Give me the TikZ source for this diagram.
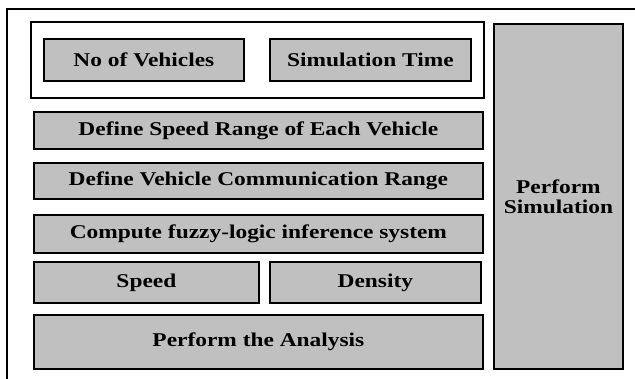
──────
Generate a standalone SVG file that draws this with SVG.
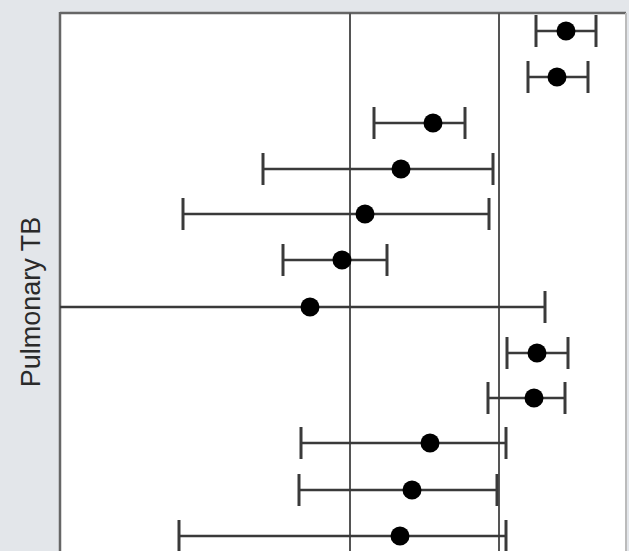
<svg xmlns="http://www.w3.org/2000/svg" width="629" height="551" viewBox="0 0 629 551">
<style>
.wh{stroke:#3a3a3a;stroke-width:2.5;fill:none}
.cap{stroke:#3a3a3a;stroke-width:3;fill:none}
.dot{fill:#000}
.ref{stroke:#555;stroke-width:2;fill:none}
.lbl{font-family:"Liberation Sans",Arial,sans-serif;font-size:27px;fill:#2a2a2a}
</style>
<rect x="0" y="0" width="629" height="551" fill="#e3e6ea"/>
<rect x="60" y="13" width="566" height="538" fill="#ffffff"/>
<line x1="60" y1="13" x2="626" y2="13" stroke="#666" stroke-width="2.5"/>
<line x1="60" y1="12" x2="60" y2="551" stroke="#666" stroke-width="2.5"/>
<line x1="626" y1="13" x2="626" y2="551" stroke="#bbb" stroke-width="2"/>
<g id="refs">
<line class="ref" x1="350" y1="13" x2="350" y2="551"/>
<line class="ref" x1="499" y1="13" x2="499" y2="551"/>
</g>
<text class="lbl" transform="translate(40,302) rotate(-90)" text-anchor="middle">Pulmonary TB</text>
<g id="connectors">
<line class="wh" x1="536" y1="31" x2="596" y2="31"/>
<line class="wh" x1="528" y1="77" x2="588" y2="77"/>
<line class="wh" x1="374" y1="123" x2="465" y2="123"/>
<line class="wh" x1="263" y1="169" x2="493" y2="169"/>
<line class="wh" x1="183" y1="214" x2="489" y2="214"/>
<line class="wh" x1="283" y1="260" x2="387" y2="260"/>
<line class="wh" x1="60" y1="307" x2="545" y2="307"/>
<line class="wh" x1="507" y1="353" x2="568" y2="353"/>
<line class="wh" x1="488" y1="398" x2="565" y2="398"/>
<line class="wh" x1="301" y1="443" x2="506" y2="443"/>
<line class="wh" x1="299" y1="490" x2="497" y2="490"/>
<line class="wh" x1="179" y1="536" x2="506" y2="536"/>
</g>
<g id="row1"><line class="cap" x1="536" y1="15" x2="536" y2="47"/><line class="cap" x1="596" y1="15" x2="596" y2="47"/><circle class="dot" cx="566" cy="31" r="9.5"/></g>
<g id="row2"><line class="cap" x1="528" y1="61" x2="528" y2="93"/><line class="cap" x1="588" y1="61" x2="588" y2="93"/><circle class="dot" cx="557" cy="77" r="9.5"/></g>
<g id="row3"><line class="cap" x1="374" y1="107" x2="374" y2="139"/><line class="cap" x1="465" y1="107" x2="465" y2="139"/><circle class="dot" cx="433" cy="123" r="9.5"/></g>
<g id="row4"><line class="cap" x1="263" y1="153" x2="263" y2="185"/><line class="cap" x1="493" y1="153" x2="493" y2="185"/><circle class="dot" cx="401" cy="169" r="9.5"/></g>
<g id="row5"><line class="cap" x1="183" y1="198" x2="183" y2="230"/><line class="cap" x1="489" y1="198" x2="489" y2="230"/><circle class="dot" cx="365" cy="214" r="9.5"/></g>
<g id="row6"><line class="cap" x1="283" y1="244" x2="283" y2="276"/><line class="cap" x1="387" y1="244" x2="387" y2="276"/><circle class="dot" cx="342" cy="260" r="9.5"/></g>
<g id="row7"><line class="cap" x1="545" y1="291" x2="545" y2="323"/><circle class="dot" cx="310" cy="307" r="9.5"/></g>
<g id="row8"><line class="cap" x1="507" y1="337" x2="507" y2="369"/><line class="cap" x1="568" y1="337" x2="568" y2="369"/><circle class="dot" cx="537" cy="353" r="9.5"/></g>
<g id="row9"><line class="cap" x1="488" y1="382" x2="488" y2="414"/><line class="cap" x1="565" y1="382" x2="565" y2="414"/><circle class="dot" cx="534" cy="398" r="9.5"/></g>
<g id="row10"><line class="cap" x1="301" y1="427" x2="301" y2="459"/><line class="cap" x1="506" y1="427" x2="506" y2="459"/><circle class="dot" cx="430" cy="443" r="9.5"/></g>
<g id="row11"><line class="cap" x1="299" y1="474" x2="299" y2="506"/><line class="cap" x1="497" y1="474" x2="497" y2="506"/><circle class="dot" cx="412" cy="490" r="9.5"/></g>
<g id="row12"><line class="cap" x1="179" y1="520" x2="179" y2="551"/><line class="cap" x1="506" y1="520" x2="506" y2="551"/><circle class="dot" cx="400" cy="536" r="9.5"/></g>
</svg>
──────
DIRECTIVE ▸ In the entries above, count every line containing the word "this". Write only the total.

IN RESPONSE ▸ 2